Preamble:
The number of onto functions from a set of $m$ elements to a set of $n$ elements is, as stated in this answer, computed as follows:
$$n!{m\brace n}\;.$$
Now, let's count the number of functions $f \colon A \to A$, with $|A|=m$, such that $f$ is onto some subset of $A$ with exactly $n \le m$ elements.
To this end, we first count the number of sets $B \subseteq A$, with $|B| = n$, and multiply this by the number of onto functions $f \colon A \to B$. This results in the following formula:
$$\binom{m}{n}n!{m\brace n}\;.$$
We can now write the following identity:
$$m^m = \sum_{n=1}^{m}\binom{m}{n}n!{m\brace n}\;,$$
where $m^m$ is the total number of functions $f \colon A \to A$.
Motivation:
Let $A$ be a set of size $m$. Pick a random function $g$ from the set $F = \{f \colon A \to A\}$. Let $X_m = \frac{|\text{range}(g)|}{m}$. What is $E[X_m]$?

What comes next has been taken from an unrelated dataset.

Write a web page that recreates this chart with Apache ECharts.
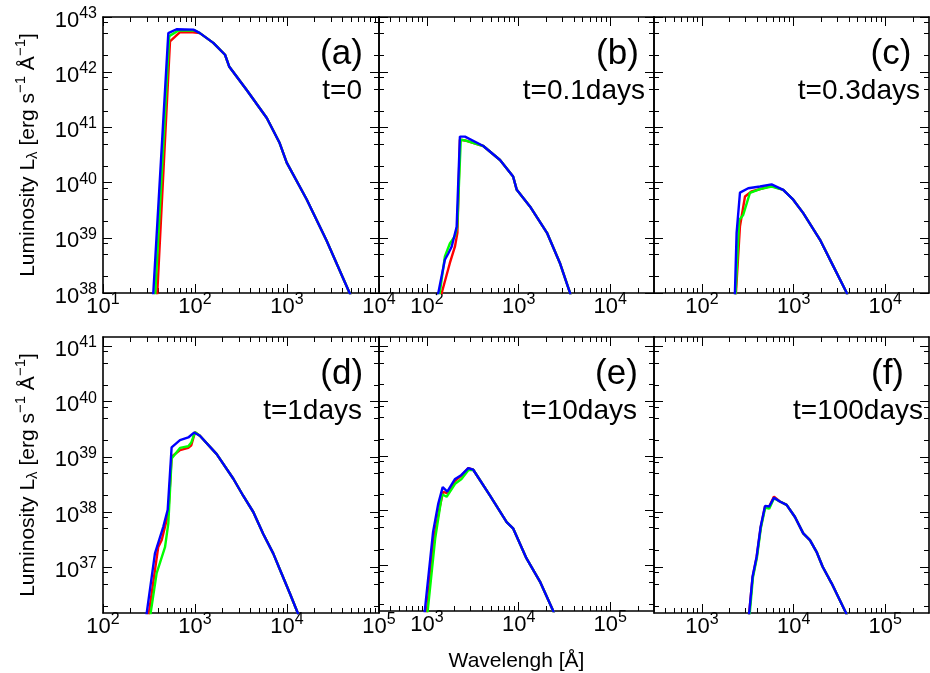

Example: Let $A = \{a,b\}$. Then $F = \{f_1, f_2, f_3, f_4\}$, where
$$ f_1 (a) = a,\quad f_1(b) = b\;,$$ $$ f_2 (a) = b,\quad f_2(b) = a\;,$$ $$ f_3 (a) = a,\quad f_3(b) = a\;,$$ $$ f_4 (a) = b,\quad f_4(b) = b\;.$$
$$|\text{range}(f_1)|=|\text{range}(f_2)|=2\;,$$ $$|\text{range}(f_3)|=|\text{range}(f_4)|=1\;.$$
Hence,
$$E[X_2] = \frac{2\cdot\frac{2}{2} + 2\cdot\frac{1}{2}}{2^2} = 0.75\;.$$
Question & My Results:
According to what was shown in the preamble, I computed:
$$E[X_m] = \frac{\sum_{n=1}^{m} \big(\binom{m}{n}{m\brace n}n!\times n\big)}{m^{m+1}} \;.$$
- Can $E[X_m]$ be written as a closed formula?
- Direct computation led me to believe that $$ \lim_{m \to \infty} E[X_m] = 1-e^{-1} \;.$$ Is this correct?